Dataset excerpt:
※
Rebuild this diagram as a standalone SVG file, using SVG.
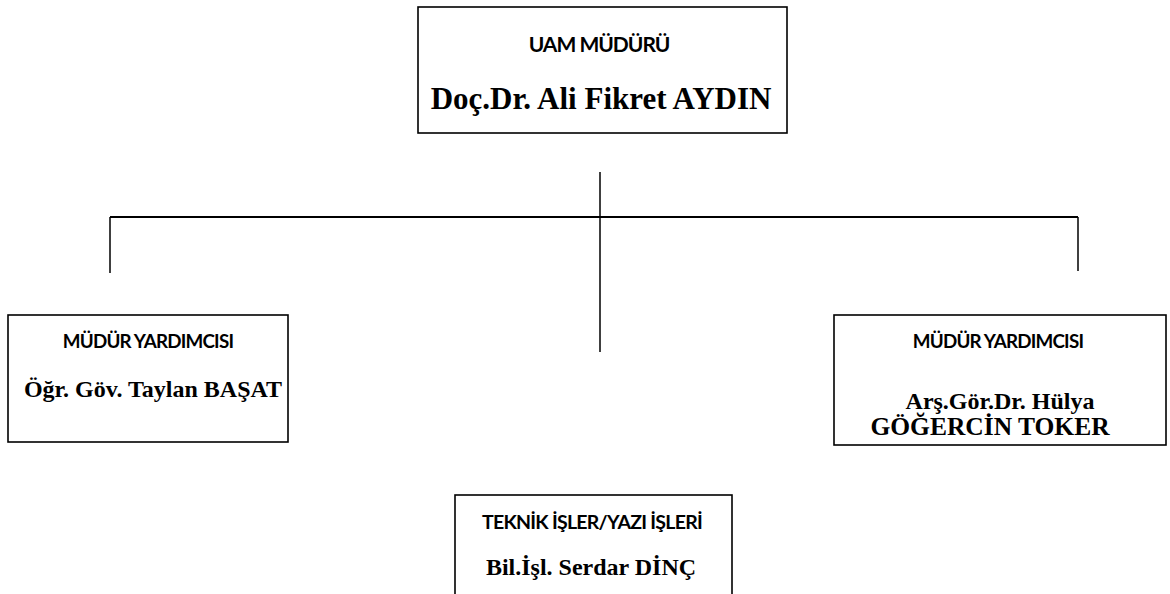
<svg xmlns="http://www.w3.org/2000/svg" width="1170" height="594" viewBox="0 0 1170 594">
<style>
.box{fill:#fff;stroke:#000;stroke-width:1.6}
.h{font-family:Lato,"Open Sans",sans-serif;font-weight:bold;font-size:18.8px;letter-spacing:-0.8px;text-anchor:middle;fill:#000}
.n{font-family:"Liberation Serif",serif;font-weight:bold;font-size:24px;text-anchor:middle;fill:#000}
.c{stroke:#000;stroke-width:1.5;fill:none}
</style>
<rect width="1170" height="594" fill="#fff"/>
<g id="connectors">
<line class="c" x1="600" y1="172" x2="600" y2="352"/>
<line class="c" x1="110" y1="217" x2="1078" y2="217" style="stroke-width:2.2"/>
<line class="c" x1="110" y1="217" x2="110" y2="273"/>
<line class="c" x1="1078" y1="217" x2="1078" y2="271"/>
</g>
<g id="n-mudur">
<rect class="box" x="418" y="7" width="369" height="126"/>
<text class="h" x="599" y="52" style="font-size:21px;letter-spacing:-1px">UAM MÜDÜRÜ</text>
<text class="n" x="601" y="109" style="font-size:31px">Doç.Dr. Ali Fikret AYDIN</text>
</g>
<g id="n-yard1">
<rect class="box" x="8" y="315" width="280" height="127"/>
<text class="h" x="148" y="348">MÜDÜR YARDIMCISI</text>
<text class="n" x="153" y="397">Öğr. Göv. Taylan BAŞAT</text>
</g>
<g id="n-yard2">
<rect class="box" x="834" y="315" width="332" height="130"/>
<text class="h" x="998" y="348">MÜDÜR YARDIMCISI</text>
<text class="n" x="1000" y="409">Arş.Gör.Dr. Hülya</text>
<text class="n" x="990" y="435" style="font-size:25.5px">GÖĞERCİN TOKER</text>
</g>
<g id="n-teknik">
<rect class="box" x="455" y="495" width="277" height="110"/>
<text class="h" x="592" y="529" style="font-size:19.5px;letter-spacing:-0.75px">TEKNİK İŞLER/YAZI İŞLERİ</text>
<text class="n" x="591" y="575">Bil.İşl. Serdar DİNÇ</text>
</g>
</svg>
※
Exercise directions:
Leave out the pictures and restate everything else word for word.

Written reply:
Rebuild this diagram as a standalone SVG file, using SVG.
<svg xmlns="http://www.w3.org/2000/svg" width="1170" height="594" viewBox="0 0 1170 594">
<style>
.box{fill:#fff;stroke:#000;stroke-width:1.6}
.h{font-family:Lato,"Open Sans",sans-serif;font-weight:bold;font-size:18.8px;letter-spacing:-0.8px;text-anchor:middle;fill:#000}
.n{font-family:"Liberation Serif",serif;font-weight:bold;font-size:24px;text-anchor:middle;fill:#000}
.c{stroke:#000;stroke-width:1.5;fill:none}
</style>
<rect width="1170" height="594" fill="#fff"/>
<g id="connectors">
<line class="c" x1="600" y1="172" x2="600" y2="352"/>
<line class="c" x1="110" y1="217" x2="1078" y2="217" style="stroke-width:2.2"/>
<line class="c" x1="110" y1="217" x2="110" y2="273"/>
<line class="c" x1="1078" y1="217" x2="1078" y2="271"/>
</g>
<g id="n-mudur">
<rect class="box" x="418" y="7" width="369" height="126"/>
<text class="h" x="599" y="52" style="font-size:21px;letter-spacing:-1px">UAM MÜDÜRÜ</text>
<text class="n" x="601" y="109" style="font-size:31px">Doç.Dr. Ali Fikret AYDIN</text>
</g>
<g id="n-yard1">
<rect class="box" x="8" y="315" width="280" height="127"/>
<text class="h" x="148" y="348">MÜDÜR YARDIMCISI</text>
<text class="n" x="153" y="397">Öğr. Göv. Taylan BAŞAT</text>
</g>
<g id="n-yard2">
<rect class="box" x="834" y="315" width="332" height="130"/>
<text class="h" x="998" y="348">MÜDÜR YARDIMCISI</text>
<text class="n" x="1000" y="409">Arş.Gör.Dr. Hülya</text>
<text class="n" x="990" y="435" style="font-size:25.5px">GÖĞERCİN TOKER</text>
</g>
<g id="n-teknik">
<rect class="box" x="455" y="495" width="277" height="110"/>
<text class="h" x="592" y="529" style="font-size:19.5px;letter-spacing:-0.75px">TEKNİK İŞLER/YAZI İŞLERİ</text>
<text class="n" x="591" y="575">Bil.İşl. Serdar DİNÇ</text>
</g>
</svg>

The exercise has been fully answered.